# Can coconut milk stand long cooking times?



## Anau (Oct 12, 2005)

Will it break down like animal's milk when cooked for extended periods of time?


----------



## Robo410 (Oct 12, 2005)

thai curries use it a lot and often cook for 20 minutes etc without issue.  But I have not gone beyond that.


----------



## Yakuta (Oct 12, 2005)

It will not curdle if you cook it for an hour or longer periods of time but if you cook it for a long time, it's best to leave it on low and simmer rather than keep it boiling for that long. 
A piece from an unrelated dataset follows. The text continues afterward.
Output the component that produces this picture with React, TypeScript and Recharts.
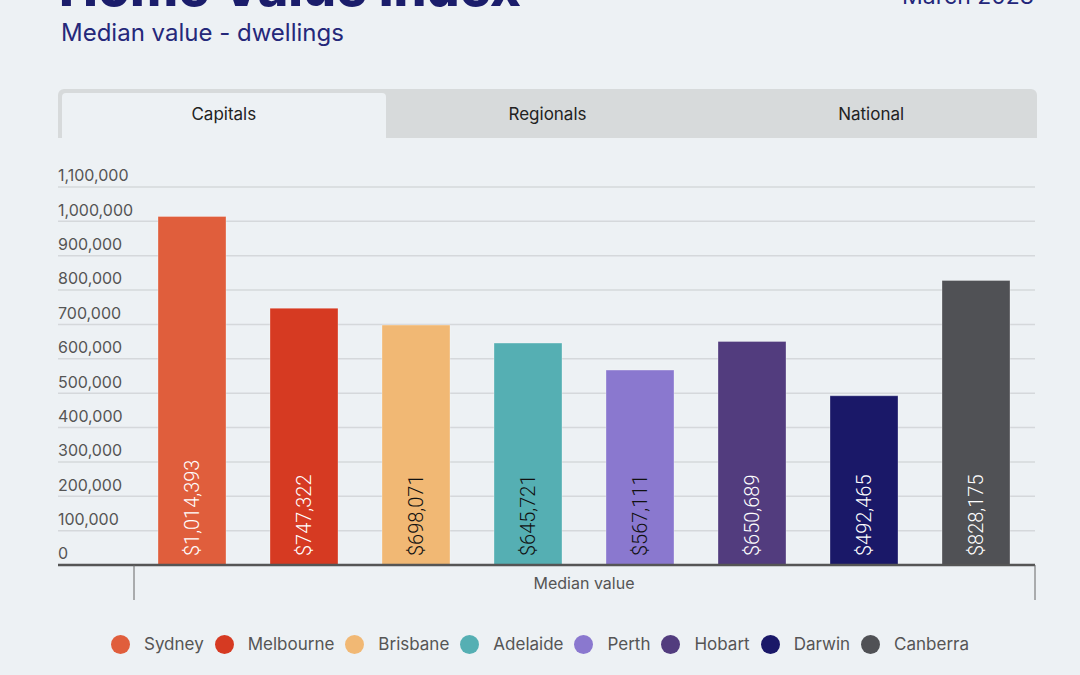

I normally cook the soup, curry etc first without the coconut milk.  Once the flavors all mingle the last thing to go in is coconut milk and then I turn the stove to a simmer and let it cook for an hour or so.  The flavors stay a bit milder and sweeter that way.


----------



## Haggis (Oct 12, 2005)

I would not worry about it curdling, but extended periods of cooking may diminish the flavour.


----------



## Anau (Oct 12, 2005)

OK, thanks. I just had a recipe for chicken lu'au (chicken and taro leaves stewed in coconut milk) but the directions are kind of ambiguous and just wanted to make sure it was ok to cook it for that long.


----------



## Jikoni (Oct 19, 2005)

No it will not curdle at all. I have recipes where I have to cook coconut milk in whatever it is for long, but never has it curdled, it seems to thicken if anything as the water in it evaporates.


----------



## Anau (Oct 20, 2005)

yeah, I tried it out in the crockpot.  no curdling at all after a couple hours


----------